For aggressives, physical violence plays a vital role in managing psychological stress. When you understand this about yourself, you can be proactive about meeting this need in ways that don’t cause harm to others. If you reject your own wiring here and try to suppress it, you run the risk of having your stress levels spiral out of control. So being proactive is key, as is understanding the mechanics I’ve just explained about how to choose activities that will help your mind calm down.

Putting It All Together

Let’s now combine all of the principles we’ve learned in this post. It sounds like your body is pushing to overeat in an attempt to manage its own stress. That stress is likely being caused by your body sensing that your mind is feeling stressed, so as your mind’s stress levels rise and fall, so does your desire to overeat.

To address this issue, you need to start being more intentional about helping your mind vent stress out of your system by having some aggressive-friendly activities available. When you feel your stress levels surge, the first thing you want to do is try to help your mind calm down by attacking a punching pillar or playing your favourite shooter for a while. After you’ve done the activity that is focused on relieving psychological stress, see how your body is doing. If it is still pleading for food, how you should respond depends on what kind of results you get from trying to figure out what your body’s real attraction to food is. If you find that oral fixation is playing a big role, you can be chomping on some kind of chewy thing at the same time as you’re playing your video game. If you feel that your body is genuinely after the nutritional content of a certain food, then eat some of that food. Pay attention to how your body responds.
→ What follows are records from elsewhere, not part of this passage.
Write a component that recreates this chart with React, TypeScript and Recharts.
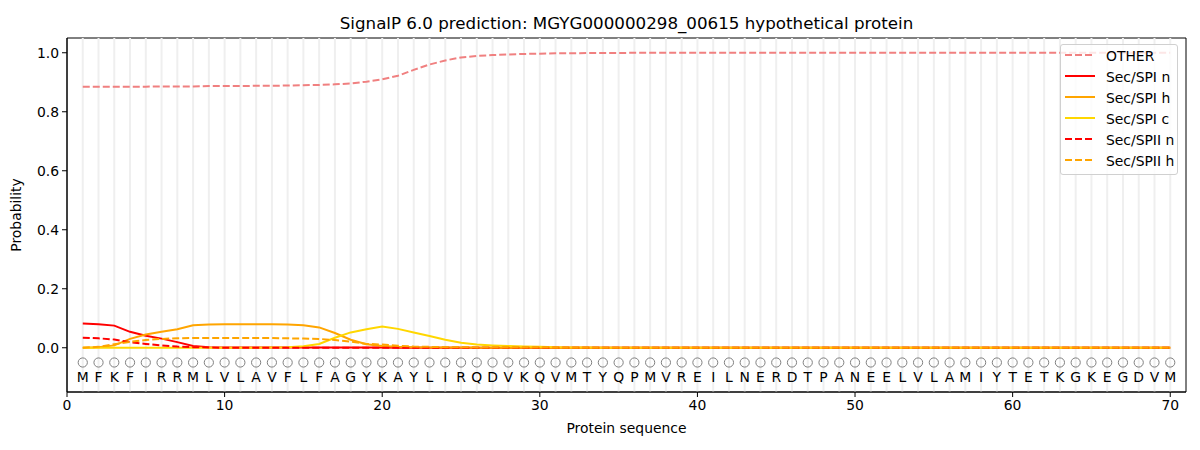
import { ReactElement } from 'react'
import { ComposedChart, Line, XAxis, YAxis, ReferenceLine, ReferenceArea } from 'recharts'

const residues = 'MFKFIRRMLVLAVFLFAGYKAYLIRQDVKQVMTYQPMVREILNERDTPANEELVLAMIYTETKGKEGDVM'.split('')

const other = [
    0.885, 0.885, 0.885, 0.885, 0.885, 0.886, 0.886, 0.886, 0.887, 0.887,
    0.887, 0.888, 0.888, 0.889, 0.89, 0.891, 0.893, 0.896, 0.902, 0.91,
    0.922, 0.942, 0.96, 0.974, 0.984, 0.989, 0.992, 0.994, 0.996, 0.997,
    0.998, 0.998, 0.999, 0.999, 0.999, 1.0, 1.0, 1.0, 1.0, 1.0,
    1.0, 1.0, 1.0, 1.0, 1.0, 1.0, 1.0, 1.0, 1.0, 1.0,
    1.0, 1.0, 1.0, 1.0, 1.0, 1.0, 1.0, 1.0, 1.0, 1.0,
    1.0, 1.0, 1.0, 1.0, 1.0, 1.0, 1.0, 1.0, 1.0, 1.0,
]
const spiN = [
    0.082, 0.08, 0.075, 0.054, 0.041, 0.031, 0.019, 0.006, 0.002, 0.001,
    0.001, 0.001, 0.001, 0.001, 0.001, 0.001, 0.001, 0.001, 0.001, 0.001,
    0, 0, 0, 0, 0, 0, 0, 0, 0, 0,
    0, 0, 0, 0, 0, 0, 0, 0, 0, 0,
    0, 0, 0, 0, 0, 0, 0, 0, 0, 0,
    0, 0, 0, 0, 0, 0, 0, 0, 0, 0,
    0, 0, 0, 0, 0, 0, 0, 0, 0, 0,
]
const spiH = [
    0, 0.002, 0.008, 0.03, 0.045, 0.054, 0.063, 0.076, 0.079, 0.08,
    0.08, 0.08, 0.08, 0.079, 0.076, 0.069, 0.05, 0.027, 0.012, 0.006,
    0.003, 0.002, 0.001, 0.001, 0.001, 0, 0, 0, 0, 0,
    0, 0, 0, 0, 0, 0, 0, 0, 0, 0,
    0, 0, 0, 0, 0, 0, 0, 0, 0, 0,
    0, 0, 0, 0, 0, 0, 0, 0, 0, 0,
    0, 0, 0, 0, 0, 0, 0, 0, 0, 0,
]
const spiC = [
    0, 0, 0, 0, 0, 0, 0, 0, 0, 0,
    0, 0, 0.001, 0.002, 0.005, 0.013, 0.034, 0.052, 0.063, 0.072,
    0.064, 0.052, 0.04, 0.027, 0.017, 0.011, 0.008, 0.006, 0.004, 0.003,
    0.002, 0.001, 0.001, 0, 0, 0, 0, 0, 0, 0,
    0, 0, 0, 0, 0, 0, 0, 0, 0, 0,
    0, 0, 0, 0, 0, 0, 0, 0, 0, 0,
    0, 0, 0, 0, 0, 0, 0, 0, 0, 0,
]
const spiiN = [
    0.034, 0.032, 0.028, 0.019, 0.013, 0.008, 0.004, 0.002, 0.001, 0,
    0, 0, 0, 0, 0, 0, 0, 0, 0, 0,
    0, 0, 0, 0, 0, 0, 0, 0, 0, 0,
    0, 0, 0, 0, 0, 0, 0, 0, 0, 0,
    0, 0, 0, 0, 0, 0, 0, 0, 0, 0,
    0, 0, 0, 0, 0, 0, 0, 0, 0, 0,
    0, 0, 0, 0, 0, 0, 0, 0, 0, 0,
]
const spiiH = [
    0, 0.003, 0.012, 0.02, 0.026, 0.03, 0.032, 0.033, 0.033, 0.033,
    0.033, 0.033, 0.033, 0.032, 0.031, 0.03, 0.026, 0.021, 0.013, 0.011,
    0.007, 0.004, 0.003, 0.002, 0.002, 0.001, 0.001, 0.001, 0.001, 0.001,
    0, 0, 0, 0, 0, 0, 0, 0, 0, 0,
    0, 0, 0, 0, 0, 0, 0, 0, 0, 0,
    0, 0, 0, 0, 0, 0, 0, 0, 0, 0,
    0, 0, 0, 0, 0, 0, 0, 0, 0, 0,
]

const xTicks = [0, 10, 20, 30, 40, 50, 60, 70]
const yTicks = [0, 0.2, 0.4, 0.6, 0.8, 1.0]

const series = [
    { key: 'other', name: 'OTHER', color: '#f08080', dash: '7 3' },
    { key: 'spiN', name: 'Sec/SPI n', color: '#ff0000', dash: undefined },
    { key: 'spiH', name: 'Sec/SPI h', color: '#ffa500', dash: undefined },
    { key: 'spiC', name: 'Sec/SPI c', color: '#ffd700', dash: undefined },
    { key: 'spiiN', name: 'Sec/SPII n', color: '#ff0000', dash: '7 3' },
    { key: 'spiiH', name: 'Sec/SPII h', color: '#ffa500', dash: '7 3' },
]

const rows = residues.map((aa, i) => ({
    pos: i + 1,
    aa,
    circleY: -0.05,
    letterY: -0.1,
    other: other[i],
    spiN: spiN[i],
    spiH: spiH[i],
    spiC: spiC[i],
    spiiN: spiiN[i],
    spiiH: spiiH[i],
}))

const font = '"DejaVu Sans", sans-serif'
const fs = 13.9

// legend box drawn over the chart, matplotlib style (upper right)
const ChartLegend = (): ReactElement => (
    <div
        style={{
            position: 'absolute',
            left: 1060,
            top: 44,
            width: 116,
            height: 129,
            border: '1px solid #d0d0d0',
            borderRadius: 3,
            background: 'rgba(255,255,255,0.8)',
        }}
    >
        <svg width={116} height={129} style={{ display: 'block' }}>
            {series.map((s, i) => (
                <g key={s.key}>
                    <line
                        x1={4}
                        x2={34}
                        y1={10 + i * 21}
                        y2={10 + i * 21}
                        stroke={s.color}
                        strokeWidth={2}
                        strokeDasharray={s.dash}
                    />
                    <text x={45} y={11 + i * 21} fontSize={fs} fontFamily={font} dominantBaseline="central" fill="#000">
                        {s.name}
                    </text>
                </g>
            ))}
        </svg>
    </div>
)

export default function App(): ReactElement {
    return (
        <div style={{ position: 'absolute', left: 0, top: 0, width: 1200, height: 450, background: '#fff', fontFamily: font }}>
            <div
                style={{
                    position: 'absolute',
                    left: 67,
                    width: 1119,
                    top: 12,
                    textAlign: 'center',
                    fontSize: 16.7,
                    lineHeight: '22px',
                    color: '#000',
                }}
            >
                SignalP 6.0 prediction: MGYG000000298_00615 hypothetical protein
            </div>
            <ComposedChart width={1200} height={450} data={rows} margin={{ top: 38, right: 14, bottom: 13, left: 0 }}>
                <XAxis
                    dataKey="pos"
                    type="number"
                    domain={[0, 71]}
                    ticks={xTicks}
                    tickSize={5}
                    tickMargin={3}
                    height={45}
                    stroke="#000"
                    tick={{ fill: '#000', fontSize: fs, fontFamily: font }}
                    label={{ value: 'Protein sequence', position: 'insideBottom', offset: 4, fill: '#000', fontSize: fs, fontFamily: font }}
                />
                <YAxis
                    type="number"
                    domain={[-0.15, 1.05]}
                    ticks={yTicks}
                    allowDataOverflow
                    tickFormatter={(v: number) => v.toFixed(1)}
                    tickSize={5}
                    tickMargin={3}
                    width={67}
                    stroke="#000"
                    tick={{ fill: '#000', fontSize: fs, fontFamily: font }}
                    label={{
                        value: 'Probability',
                        angle: -90,
                        position: 'insideLeft',
                        offset: 16,
                        fill: '#000',
                        fontSize: fs,
                        fontFamily: font,
                        style: { textAnchor: 'middle' },
                    }}
                />
                {rows.map((r) => (
                    <ReferenceLine key={`grid-${r.pos}`} x={r.pos} stroke="#efefef" strokeWidth={2} />
                ))}
                {series.map((s) => (
                    <Line
                        key={s.key}
                        type="linear"
                        dataKey={s.key}
                        name={s.name}
                        stroke={s.color}
                        strokeWidth={2}
                        strokeDasharray={s.dash}
                        dot={false}
                        activeDot={false}
                        isAnimationActive={false}
                    />
                ))}
                <Line
                    dataKey="circleY"
                    stroke="none"
                    isAnimationActive={false}
                    legendType="none"
                    activeDot={false}
                    dot={(p: any) => (
                        <circle key={`c-${p.index}`} cx={p.cx} cy={p.cy} r={4.6} fill="none" stroke="#808080" strokeWidth={1} />
                    )}
                />
                <Line
                    dataKey="letterY"
                    stroke="none"
                    isAnimationActive={false}
                    legendType="none"
                    activeDot={false}
                    dot={(p: any) => (
                        <text
                            key={`t-${p.index}`}
                            x={p.cx}
                            y={p.cy}
                            textAnchor="middle"
                            dominantBaseline="central"
                            fontSize={fs}
                            fontFamily={font}
                            fill="#000"
                        >
                            {p.payload.aa}
                        </text>
                    )}
                />
                <ReferenceArea x1={0} x2={71} y1={-0.15} y2={1.05} fill="none" stroke="#000" strokeWidth={1} />
            </ComposedChart>
            <ChartLegend />
        </div>
    )
}
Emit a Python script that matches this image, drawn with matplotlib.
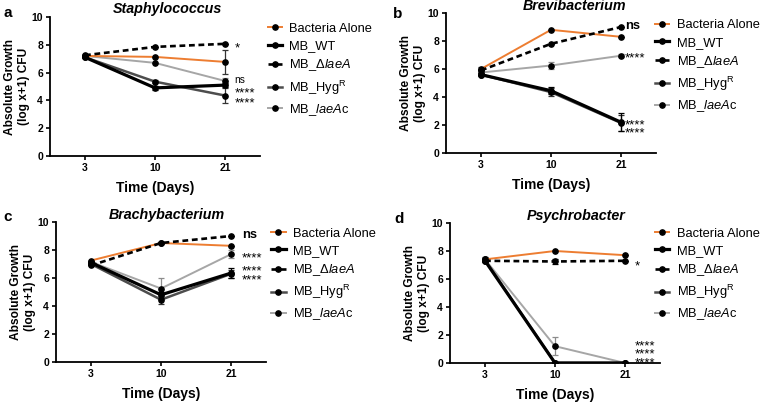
import numpy as np
import matplotlib
matplotlib.use('Agg')
import matplotlib.pyplot as plt

plt.rcParams['font.family'] = ['Liberation Sans', 'DejaVu Sans']
plt.rcParams['mathtext.fontset'] = 'custom'
plt.rcParams['mathtext.rm'] = 'Liberation Sans'
plt.rcParams['mathtext.it'] = 'Liberation Sans:italic'
plt.rcParams['mathtext.bf'] = 'Liberation Sans:bold'

days = ['3', '10', '21']
series = ['Bacteria Alone', 'MB_WT', r'MB_$\Delta\mathit{laeA}$',
          r'MB_Hyg$^{\mathrm{R}}$', r'MB_$\mathit{laeA}$c']
titles = ['Staphylococcus', 'Brevibacterium', 'Brachybacterium', 'Psychrobacter']
letters = ['a', 'b', 'c', 'd']

# mean log CFU per series, one row per series in the order above
staph = [[7.2, 7.13, 6.77], [7.1, 4.9, 5.1], [7.25, 7.85, 8.07], [7.1, 5.35, 4.35], [7.2, 6.7, 5.4]]
staph_err = [[0, 0, 0.85], [0, 0.15, 0.15], [0, 0, 0], [0, 0.1, 0.55], [0, 0, 0.2]]
brevi = [[6.0, 8.8, 8.3], [5.6, 4.45, 2.2], [5.9, 7.8, 9.0], [5.6, 4.35, 2.15], [5.75, 6.25, 6.95]]
brevi_err = [[0.15, 0, 0], [0, 0.25, 0.65], [0, 0, 0], [0, 0.3, 0.6], [0, 0.25, 0.1]]
brachy = [[7.25, 8.5, 8.3], [7.1, 4.8, 6.35], [6.9, 8.5, 9.0], [7.0, 4.45, 6.3], [7.15, 5.25, 7.7]]
brachy_err = [[0, 0, 0], [0, 0.2, 0.35], [0, 0, 0], [0, 0.3, 0.3], [0, 0.75, 0.3]]
psychro = [[7.4, 8.0, 7.7], [7.3, 0, 0], [7.3, 7.25, 7.3], [7.35, 0, 0], [7.4, 1.2, 0]]
psychro_err = [[0.2, 0, 0], [0, 0, 0], [0, 0.2, 0], [0, 0, 0], [0, 0.65, 0]]

# significance labels at day 21: (y of bottom line, text, bold, gap between stacked lines)
staph_sig = [(8.07, '*', False, 0), (5.45, 'ns', False, 0), (4.1, '****\n****', False, 0.7)]
brevi_sig = [(9.05, 'ns', True, 0), (7.05, '****', False, 0), (1.7, '****\n****', False, 0.5)]
brachy_sig = [(9.1, 'ns', True, 0), (7.73, '****', False, 0), (6.17, '****\n****', False, 0.48)]
psychro_sig = [(7.2, '*', False, 0), (0.28, '****\n****\n****', False, 0.54)]

colors = ['#ED7D31', 'black', 'black', '#4D4D4D', '#A6A6A6']
err_colors = ['#333333', 'black', 'black', '#333333', '#8C8C8C']
widths = [1.4, 2.3, 1.9, 1.8, 1.4]
styles = ['-', '-', (0, (2.2, 1.4)), '-', '-']
zorders = [4, 3, 5, 2, 1]

panels = [(staph, staph_err, staph_sig), (brevi, brevi_err, brevi_sig),
          (brachy, brachy_err, brachy_sig), (psychro, psychro_err, psychro_sig)]
positions = [[0.0658, 0.6129, 0.2763, 0.3449], [0.5868, 0.6203, 0.2763, 0.3474],
             [0.0737, 0.1017, 0.2763, 0.3474], [0.5921, 0.0993, 0.2763, 0.3474]]
title_x = [0.56, 0.61, 0.53, 0.6]
title_pad = [3, 0.3, 0.3, 1.2]
sig_dx = [7, 3, 8, 7]
legend_pos = [(0.352, 0.943), (0.862, 0.952), (0.357, 0.435), (0.862, 0.435)]
letter_pos = [(0.004, 0.985), (0.517, 0.983), (0.004, 0.478), (0.519, 0.475)]

star_size = 9.5
line_px = 0.905 * star_size * 100 / 72   # baseline step at linespacing 1, px

fig = plt.figure(figsize=(7.6, 4.03), dpi=100)
for i, (vals, errs, sig) in enumerate(panels):
    ax = fig.add_axes(positions[i])
    x = np.arange(len(days))
    handles = []
    for j in range(len(series)):
        c = ax.errorbar(x, vals[j], yerr=errs[j], color=colors[j], ecolor=err_colors[j],
                        elinewidth=0.9, capsize=2.2, capthick=0.9, lw=widths[j],
                        ls=styles[j], marker='o', ms=3.8, mfc='black', mec='black',
                        label=series[j], zorder=zorders[j])
        handles.append(c[0])
    px_per_unit = positions[i][3] * 403 / 10
    for y, s, b, gap in sig:
        if s == 'ns':
            ax.annotate(s, (2, y), xytext=(sig_dx[i], 0), textcoords='offset points',
                        ha='left', va='center', fontsize=9.3 if b else 7.3,
                        fontweight='bold' if b else 'normal')
        else:
            ls = gap * px_per_unit / line_px if gap else 1.0
            ax.annotate(s, (2, y), xytext=(sig_dx[i], -5.3), textcoords='offset points',
                        ha='left', va='baseline', fontsize=star_size, linespacing=ls)
    ax.set_xlim(-0.5, 2.5)
    ax.set_ylim(0, 10)
    ax.set_xticks(x)
    ax.set_xticklabels(days)
    ax.set_yticks([0, 2, 4, 6, 8, 10])
    for lab in ax.get_xticklabels() + ax.get_yticklabels():
        lab.set_fontweight('bold')
        lab.set_fontsize(7.5)
    ax.tick_params(length=3, width=1.2, pad=2)
    ax.spines['top'].set_visible(False)
    ax.spines['right'].set_visible(False)
    ax.spines['left'].set_linewidth(1.3)
    ax.spines['bottom'].set_linewidth(1.3)
    ax.set_xlabel('Time (Days)', fontsize=10, fontweight='bold', labelpad=6)
    ax.set_ylabel('Absolute Growth\n(log x+1) CFU', fontsize=8.6, fontweight='bold', labelpad=1)
    ax.set_title(titles[i], fontsize=10.3, fontweight='bold', fontstyle='italic',
                 x=title_x[i], pad=title_pad[i])
    ax.legend(handles, series, loc='upper left', bbox_to_anchor=legend_pos[i],
              bbox_transform=fig.transFigure, frameon=False, fontsize=9.3,
              handlelength=1.1, handletextpad=0.6, labelspacing=0.4,
              borderpad=0, borderaxespad=0, numpoints=1)
    fig.text(letter_pos[i][0], letter_pos[i][1], letters[i], fontsize=11,
             fontweight='bold', ha='left', va='top')

fig.savefig('out.png', dpi=100)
If you’ve been doing self-analysis work to get to the bottom of your trauma, realize that such analysis will cause your mental stress to temporarily spike. To heal trauma, we need to focus on what happened to us, but the very act of focusing on it causes our minds to feel more stressed. This is why it is important to only work on mental health issues in short bursts: ideally 30-60 minute sessions with no more than 2 hours being allowed no matter how much you’re “on a roll.” Whenever you do a session of working on your own trauma issues, you should plan to do something stress relieving directly afterwards instead of trying to do your normal activities while your mind is feeling frazzled. Minds need to be rewarded for doing trauma work. If you use rewards and kindness, you’ll get a lot farther than if you use punishments and harshness.

This post was written in response to Zack.